If only the “wrath of Michelle,” as it’s known, is the worst thing the staffers have to face. It’s not, though, and Kantor’s...

THE OBAMAS

A gossipy but mostly meaty look inside the Obama White House, a place less unified than one might expect—or hope.

New York Times Washington correspondent Kantor graduated to that position from the Arts & Leisure section, and it shows in her fascination with First Lady Michelle Obama’s fashion sense, about which we read a great deal, good and bad—good that Mrs. Obama has a fashion sense, bad in the sense that expensive clothing in a time of economic hardship gives the president’s enemies more fodder for complaining. Thus, after the midterms, “she still wore plenty of expensive labels, including designer gowns to formal evening events, but during the day there were more dresses from chain stores.” No one could complain about a $34.95 dress, after all—though of course they could, since a vigorous anti-Obama contingent in Washington is doing all it can to keep the president from fulfilling his ambitions and finds fault in everything he does. Here Sen. Mitch McConnell becomes a notable heavy of the piece. The best parts of Kantor’s book depict a White House beleaguered and harassed, a leader frustrated at being kept from pursuing what he had hoped would be a “post-partisan” style of governance.
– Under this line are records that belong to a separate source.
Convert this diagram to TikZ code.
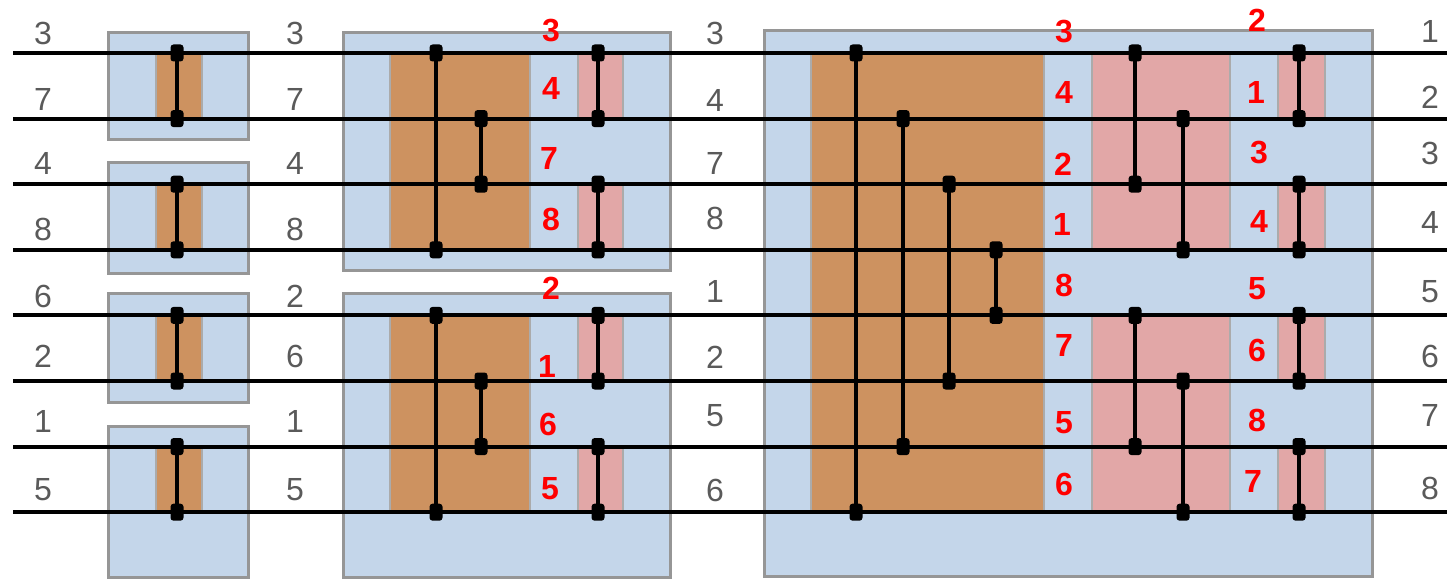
\documentclass[tikz,border=0pt]{standalone}
\usepackage{fontspec}
\setmainfont{Liberation Sans}
\definecolor{boxblue}{RGB}{196,214,234}
\definecolor{boxorange}{RGB}{205,146,96}
\definecolor{boxpink}{RGB}{226,167,167}
\definecolor{boxedge}{RGB}{150,150,150}
\definecolor{labgray}{RGB}{90,90,90}
\newcommand\cmpr[4]{%
  \coordinate (#1a) at (#2,{53+(#3-1)*65.6});
  \coordinate (#1b) at (#2,{53+(#4-1)*65.6});
  \node[dot] (#1p) at (#1a) {};
  \node[dot] (#1q) at (#1b) {};
  \draw[comp] (#1p.center) -- (#1q.center);
}
\newcommand\wyy[1]{{53+(#1-1)*65.6}}
\begin{document}
\begin{tikzpicture}[x=1pt,y=-1pt,
  outerbox/.style={fill=boxblue, draw=boxedge, line width=3pt},
  orangebox/.style={fill=boxorange, draw=boxedge!80, line width=1.4pt},
  pinkbox/.style={fill=boxpink, draw=boxedge!80, line width=1.4pt},
  wire/.style={line width=4pt, black},
  comp/.style={line width=4.5pt, black},
  dot/.style={fill=black, rectangle, rounded corners=3pt, minimum width=13pt, minimum height=17pt, inner sep=0pt},
  glab/.style={text=labgray, font=\fontsize{32}{32}\selectfont, inner sep=0pt},
  rlab/.style={text=red, font=\bfseries\fontsize{32}{32}\selectfont, inner sep=0pt}]
\useasboundingbox (0,0) rectangle (1447,580);
% ---- block 1
\draw[outerbox] (108,33) rectangle (248,140);
\draw[outerbox] (108,163) rectangle (248,273);
\draw[outerbox] (108,293) rectangle (248,402);
\draw[outerbox] (108,426) rectangle (248,577);
\foreach \i in {1,3,5,7}{
  \draw[orangebox] (156,\wyy{\i}) rectangle (202,\wyy{\i+1});
}
% ---- block 2
\draw[outerbox] (343,33) rectangle (670,270);
\draw[outerbox] (343,293) rectangle (670,577);
\draw[orangebox] (390,\wyy{1}) rectangle (530,\wyy{4});
\draw[orangebox] (390,\wyy{5}) rectangle (530,\wyy{8});
\foreach \i in {1,3,5,7}{
  \draw[pinkbox] (578,\wyy{\i}) rectangle (623,\wyy{\i+1});
}
% ---- block 3
\draw[outerbox] (764,31) rectangle (1372,576);
\draw[orangebox] (811,\wyy{1}) rectangle (1044,\wyy{8});
\draw[pinkbox] (1092,\wyy{1}) rectangle (1230,\wyy{4});
\draw[pinkbox] (1092,\wyy{5}) rectangle (1230,\wyy{8});
\foreach \i in {1,3,5,7}{
  \draw[pinkbox] (1278,\wyy{\i}) rectangle (1325,\wyy{\i+1});
}
% ---- wires
\foreach \i in {1,...,8}{
  \coordinate (wL\i) at (13,\wyy{\i});
  \coordinate (wR\i) at (1447,\wyy{\i});
  \draw[wire] (wL\i) -- (wR\i);
}
% ---- comparators
\cmpr{a1}{177}{1}{2}
\cmpr{a2}{177}{3}{4}
\cmpr{a3}{177}{5}{6}
\cmpr{a4}{177}{7}{8}
\cmpr{b1}{436}{1}{4}
\cmpr{b2}{481}{2}{3}
\cmpr{b3}{598}{1}{2}
\cmpr{b4}{598}{3}{4}
\cmpr{b5}{436}{5}{8}
\cmpr{b6}{481}{6}{7}
\cmpr{b7}{598}{5}{6}
\cmpr{b8}{598}{7}{8}
\cmpr{c1}{856}{1}{8}
\cmpr{c2}{903}{2}{7}
\cmpr{c3}{949}{3}{6}
\cmpr{c4}{996}{4}{5}
\cmpr{c5}{1135}{1}{3}
\cmpr{c6}{1183}{2}{4}
\cmpr{c7}{1135}{5}{7}
\cmpr{c8}{1183}{6}{8}
\cmpr{c9}{1299}{1}{2}
\cmpr{c10}{1299}{3}{4}
\cmpr{c11}{1299}{5}{6}
\cmpr{c12}{1299}{7}{8}
% ---- gray labels
\foreach \t/\y [count=\k] in {3/33.5,7/99.5,4/163,8/229,6/296,2/356,1/421,5/490}
  \node[glab] (gA\k) at (43,\y) {\t};
\foreach \t/\y [count=\k] in {3/33.5,7/99.5,4/163,8/229,2/296,6/356,1/421,5/490}
  \node[glab] (gB\k) at (295,\y) {\t};
\foreach \t/\y [count=\k] in {3/33,4/100,7/163,8/218,1/291,2/357,5/416,6/490}
  \node[glab] (gC\k) at (715,\y) {\t};
\foreach \t/\y [count=\k] in {1/31,2/97,3/153,4/222,5/292,6/356,7/415,8/488}
  \node[glab] (gD\k) at (1430,\y) {\t};
% ---- red labels
\foreach \t/\x/\y [count=\k] in {3/551/31,4/551/88,7/549/158,8/551/219,2/551/288,1/547/366,6/548/424,5/550/489}
  \node[rlab] (rA\k) at (\x,\y) {\t};
\foreach \t/\x/\y [count=\k] in {3/1064/32,4/1064/92,2/1063/164,1/1062/224,8/1064/285,7/1064/345,5/1064/423,6/1064/484}
  \node[rlab] (rB\k) at (\x,\y) {\t};
\foreach \t/\x/\y [count=\k] in {2/1257/20,1/1256/92,3/1259/153,4/1259/221,5/1257/289,6/1257/350,8/1257/420,7/1253/481}
  \node[rlab] (rC\k) at (\x,\y) {\t};
\end{tikzpicture}
\end{document}
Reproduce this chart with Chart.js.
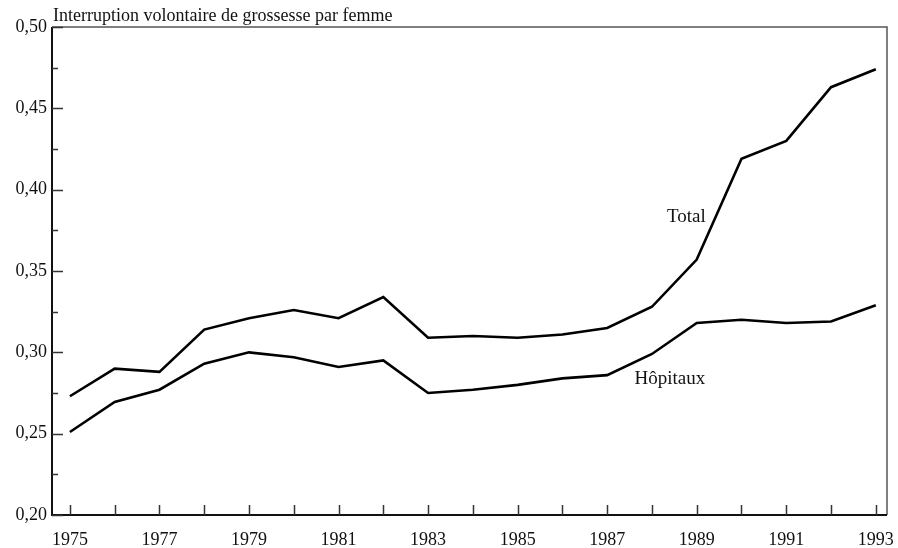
<!DOCTYPE html>
<html>
<head>
<meta charset="utf-8">
<script src="https://cdn.jsdelivr.net/npm/chart.js@4/dist/chart.umd.min.js"></script>
<style>
  html, body { margin: 0; padding: 0; background: #fff; }
  canvas { display: block; }
</style>
</head>
<body>
<canvas id="c" width="898" height="548"></canvas>
<script>
const years = [1975,1976,1977,1978,1979,1980,1981,1982,1983,1984,1985,1986,1987,1988,1989,1990,1991,1992,1993];
const total = [0.273,0.290,0.288,0.314,0.321,0.326,0.321,0.334,0.309,0.310,0.309,0.311,0.315,0.328,0.357,0.419,0.430,0.463,0.474];
const hopitaux = [0.251,0.2695,0.277,0.293,0.300,0.297,0.291,0.295,0.275,0.277,0.280,0.284,0.286,0.299,0.318,0.320,0.318,0.319,0.329];
const yTicks = [0.20,0.225,0.25,0.275,0.30,0.325,0.35,0.375,0.40,0.425,0.45,0.475,0.50];
const yMajor = [0.20,0.25,0.30,0.35,0.40,0.45,0.50];
const xLabelYears = [1975,1977,1979,1981,1983,1985,1987,1989,1991,1993];
const titleText = "Interruption volontaire de grossesse par femme";
const seriesLabels = [
  { text: "Total", x: 1988.77, y: 0.3802 },
  { text: "Hôpitaux", x: 1988.40, y: 0.2806 }
];

const FONT = "'Liberation Serif', 'Times New Roman', serif";
const isMajor = v => yMajor.some(m => Math.abs(m - v) < 1e-6);

const decor = {
  id: 'decor',
  afterDraw(chart) {
    const ctx = chart.ctx;
    const a = chart.chartArea;
    const xs = chart.scales.x, ys = chart.scales.y;
    ctx.save();
    // frame
    ctx.strokeStyle = '#555';
    ctx.lineWidth = 1.5;
    ctx.beginPath();
    ctx.moveTo(a.left, a.top); ctx.lineTo(a.right, a.top); ctx.lineTo(a.right, a.bottom);
    ctx.stroke();
    ctx.strokeStyle = '#111';
    ctx.lineWidth = 2;
    ctx.beginPath();
    ctx.moveTo(a.left, a.top); ctx.lineTo(a.left, a.bottom); ctx.lineTo(a.right, a.bottom);
    ctx.stroke();
    // inward ticks
    ctx.strokeStyle = '#333';
    ctx.lineWidth = 1.5;
    ctx.beginPath();
    ys.ticks.forEach(t => {
      const y = Math.round(ys.getPixelForValue(t.value)) + 0.5;
      const len = isMajor(t.value) ? 11 : 6;
      ctx.moveTo(a.left, y); ctx.lineTo(a.left + len, y);
    });
    xs.ticks.forEach(t => {
      const x = Math.round(xs.getPixelForValue(t.value)) + 0.5;
      ctx.moveTo(x, a.bottom); ctx.lineTo(x, a.bottom - 10);
    });
    ctx.stroke();
    // title
    ctx.fillStyle = '#111';
    ctx.font = '18px ' + FONT;
    ctx.textAlign = 'left';
    ctx.textBaseline = 'alphabetic';
    ctx.fillText(titleText, a.left + 1, 21);
    // series labels
    ctx.font = '19px ' + FONT;
    ctx.textAlign = 'center';
    seriesLabels.forEach(l => {
      ctx.fillText(l.text, xs.getPixelForValue(l.x), ys.getPixelForValue(l.y));
    });
    ctx.restore();
  }
};

new Chart(document.getElementById('c'), {
  type: 'line',
  data: {
    datasets: [
      { label: 'Total', data: years.map((y, i) => ({ x: y, y: total[i] })),
        borderColor: '#000', borderWidth: 2.6, pointRadius: 0, tension: 0, fill: false },
      { label: 'Hôpitaux', data: years.map((y, i) => ({ x: y, y: hopitaux[i] })),
        borderColor: '#000', borderWidth: 2.6, pointRadius: 0, tension: 0, fill: false }
    ]
  },
  options: {
    responsive: false,
    animation: false,
    layout: { padding: { top: 27, right: 11, left: 0, bottom: 0 } },
    plugins: { legend: { display: false }, tooltip: { enabled: false }, title: { display: false } },
    scales: {
      x: {
        type: 'linear',
        min: 1974.6,
        max: 1993.25,
        afterBuildTicks: s => { s.ticks = years.map(v => ({ value: v })); },
        afterFit: s => { s.height = 33; },
        grid: { display: true, drawOnChartArea: false, drawTicks: true, tickLength: 14, color: 'rgba(0,0,0,0)' },
        border: { display: false },
        ticks: {
          autoSkip: false, maxRotation: 0, minRotation: 0, padding: 0,
          color: '#111', font: { family: FONT, size: 18 },
          callback: v => xLabelYears.includes(v) ? String(v) : ''
        }
      },
      y: {
        type: 'linear',
        min: 0.20,
        max: 0.50,
        afterBuildTicks: s => { s.ticks = yTicks.map(v => ({ value: v })); },
        afterFit: s => { s.width = 52; },
        grid: { display: false, drawTicks: false },
        border: { display: false },
        ticks: {
          autoSkip: false, padding: 5,
          color: '#111', font: { family: FONT, size: 18 },
          callback: v => isMajor(v) ? v.toFixed(2).replace('.', ',') : ''
        }
      }
    }
  },
  plugins: [decor]
});
</script>
</body>
</html>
The book has already made news for its depiction of Mrs. Obama as a tough manager with a reputation for frostiness and impatience: “My staff worries a lot more about what the first lady thinks than they worry about what I think,” she reports President Obama as saying by way of a lead-in to some memorable conflicts with the likes of Robert Gibbs and Rahm Emanuel. Yet, given both Michelle Obama’s misgivings about the toll of political life on her family and the siege-fortress mood of the White House, her protective and decisive demeanor seems entirely understandable, especially given the president’s complementary “elusive, introverted” manner.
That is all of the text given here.